Le marché des smartphones et des tablettes étant dominé par quelques grands acteurs (Samsung, Apple, Google, Huawei…), qui assurera leur cybersécurité ?

C’est le même problème que pour les cœurs de réseaux. Il faudrait que des acteurs européens soient mieux positionnés sur ces marchés, cela ne va pas être simple.

Que l’entreprise soit européenne ne changerait pas grand chose…

Il faut donc se donner les moyens de détecter et contrôler les équipements malicieux, les espions. Et que l’on puisse intégrer dans ces dispositifs, tablettes ou smartphones, les moyens nécessaires. De la même manière que sur un ordinateur vous installez un antivirus. Ces solutions ne sont pas fiables à 100%. C’est là où il est très important d’avoir une approche où l’on introduit la cybersécurité dès la conception des composants des équipements et non pas a posteriori.

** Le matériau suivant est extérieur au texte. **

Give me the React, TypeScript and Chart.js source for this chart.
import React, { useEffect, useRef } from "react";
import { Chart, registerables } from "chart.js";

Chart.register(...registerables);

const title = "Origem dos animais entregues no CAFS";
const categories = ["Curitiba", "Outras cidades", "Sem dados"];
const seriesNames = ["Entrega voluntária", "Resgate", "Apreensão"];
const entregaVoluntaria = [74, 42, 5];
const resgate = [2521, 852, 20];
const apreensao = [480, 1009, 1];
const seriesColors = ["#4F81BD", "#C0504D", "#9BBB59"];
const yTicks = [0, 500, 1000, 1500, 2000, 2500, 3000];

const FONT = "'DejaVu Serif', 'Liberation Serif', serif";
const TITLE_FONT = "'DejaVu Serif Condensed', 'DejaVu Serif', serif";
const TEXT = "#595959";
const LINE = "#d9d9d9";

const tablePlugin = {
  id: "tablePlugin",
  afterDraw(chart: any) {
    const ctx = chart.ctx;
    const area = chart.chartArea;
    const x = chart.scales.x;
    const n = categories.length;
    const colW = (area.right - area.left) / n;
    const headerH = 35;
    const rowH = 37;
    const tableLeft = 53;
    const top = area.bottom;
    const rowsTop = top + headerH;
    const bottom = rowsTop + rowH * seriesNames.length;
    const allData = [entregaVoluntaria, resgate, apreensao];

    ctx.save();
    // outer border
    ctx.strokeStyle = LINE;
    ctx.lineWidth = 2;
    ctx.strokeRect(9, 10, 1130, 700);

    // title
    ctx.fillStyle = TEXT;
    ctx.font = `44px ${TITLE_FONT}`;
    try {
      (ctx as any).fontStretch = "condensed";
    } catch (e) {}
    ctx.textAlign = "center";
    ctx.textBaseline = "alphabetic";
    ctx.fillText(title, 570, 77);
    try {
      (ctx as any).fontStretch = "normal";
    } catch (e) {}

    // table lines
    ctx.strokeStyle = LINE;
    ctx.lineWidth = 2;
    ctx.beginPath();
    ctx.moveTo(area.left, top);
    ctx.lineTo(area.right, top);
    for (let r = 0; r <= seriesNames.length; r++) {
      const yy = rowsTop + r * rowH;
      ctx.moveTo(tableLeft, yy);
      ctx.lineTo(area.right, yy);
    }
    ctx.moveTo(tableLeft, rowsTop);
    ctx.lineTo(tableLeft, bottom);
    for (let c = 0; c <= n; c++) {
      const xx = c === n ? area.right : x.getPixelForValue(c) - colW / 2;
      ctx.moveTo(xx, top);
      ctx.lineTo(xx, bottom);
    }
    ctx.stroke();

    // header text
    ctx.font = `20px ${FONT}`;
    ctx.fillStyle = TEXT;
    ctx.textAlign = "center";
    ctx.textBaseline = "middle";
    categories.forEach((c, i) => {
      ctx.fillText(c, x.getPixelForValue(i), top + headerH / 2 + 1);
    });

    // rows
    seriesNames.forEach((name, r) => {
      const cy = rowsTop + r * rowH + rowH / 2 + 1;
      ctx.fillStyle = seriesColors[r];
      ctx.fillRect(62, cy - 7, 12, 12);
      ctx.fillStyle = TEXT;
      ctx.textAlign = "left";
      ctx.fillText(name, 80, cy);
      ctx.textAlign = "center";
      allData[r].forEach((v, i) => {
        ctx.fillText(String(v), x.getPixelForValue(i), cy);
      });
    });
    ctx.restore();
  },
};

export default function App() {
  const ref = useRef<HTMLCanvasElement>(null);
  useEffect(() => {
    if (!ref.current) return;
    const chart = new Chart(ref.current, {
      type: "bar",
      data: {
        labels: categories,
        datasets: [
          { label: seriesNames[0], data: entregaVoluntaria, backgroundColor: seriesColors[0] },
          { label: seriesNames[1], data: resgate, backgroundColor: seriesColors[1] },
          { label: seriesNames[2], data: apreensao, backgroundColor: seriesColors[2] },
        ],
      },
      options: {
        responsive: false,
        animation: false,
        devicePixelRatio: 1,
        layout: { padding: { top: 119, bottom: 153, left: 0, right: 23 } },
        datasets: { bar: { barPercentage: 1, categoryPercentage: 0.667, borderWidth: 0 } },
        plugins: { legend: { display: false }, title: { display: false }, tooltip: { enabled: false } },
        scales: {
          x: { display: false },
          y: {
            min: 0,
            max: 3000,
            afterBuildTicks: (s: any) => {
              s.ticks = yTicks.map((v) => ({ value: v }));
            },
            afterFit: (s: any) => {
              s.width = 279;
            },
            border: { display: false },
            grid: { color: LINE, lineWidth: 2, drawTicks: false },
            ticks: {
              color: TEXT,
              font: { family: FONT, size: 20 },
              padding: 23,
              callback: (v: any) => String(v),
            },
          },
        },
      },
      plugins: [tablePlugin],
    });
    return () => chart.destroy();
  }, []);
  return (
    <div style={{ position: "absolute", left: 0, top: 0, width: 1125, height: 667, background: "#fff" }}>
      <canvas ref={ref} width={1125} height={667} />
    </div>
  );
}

On pourrait imaginer une régulation qui impliquerait les opérateurs et les constructeurs sur la disponibilité pour les citoyens de certains outils de protection, de la même manière que des règles existent, dans certains pays, pour la sécurité des véhicules. C’est un véritable problème pour lequel les solutions sont loin d’être disponibles.

Hier, vous avez également tenu à aborder le problème du “Big data” (“grosses données”) et des algorithmes. Pouvez-vous développer ?

La situation est la suivante. Quand vous faites une recherche sur le web, vous avez un certain nombre de réponses. Ces réponses ne sont pas triées dans un ordre aléatoire, mais parfois influencées par des intérêts commerciaux. On est donc en train d’induire des comportements chez les citoyens via ces moteurs de recherches. Demain, ces moteurs de recherche seront beaucoup plus intelligents. On parle de “web sémantique”. Les internautes poseront des questions plus ou moins sophistiquées et un système intelligent fournira des réponses.

Vous avez un exemple concret en tête ?

Prenez une personne cherchant à partir en vacances. Elle décrit en langage parlé ce qu’elle voudrait faire. Le système va faire une recherche sur des bases de données très larges et hétérogènes. C’est là où le big data joue un rôle intéressant. L’algorithme va interroger des données non structurées que l’on trouve sur le web et faire un tri pour ne donner que quelques réponses à l’usager. Ces réponses-là pourraient être influencées par des acteurs commerciaux. Dans ce cas, les entreprises qui ont à disposition des grandes masses de données, en s’appuyant sur une algorithmique sophistiquée et une grande puissance de calcul, pourront fournir des réponses potentiellement biaisées. Et pour démontrer que ces algorithmes sont biaisés, cela va s’avérer très complexe… Donc il faut, a minima, éduquer les citoyens dès le plus jeune âge pour qu’ils ne croient pas que la première réponse obtenue est forcément la meilleure.

Un point faible demeure quoi qu’il arrive.

Tout à fait. On peut se protéger, mais il n’y a jamais une protection certaine. Et on est aujourd’hui très loin d’avoir une protection satisfaisante.

propos recueillis par Geoffrey Le Guilcher

*directeur du LINCS. Créé en 2011, ce laboratoire de 80 chercheurs travaille sur les technologies de l’information et des communications.

**LINCS : (Laboratory of Information, Networking and Communication Sciences) Laboratoire des sciences de l’information, des réseaux interconnectés et de la communication.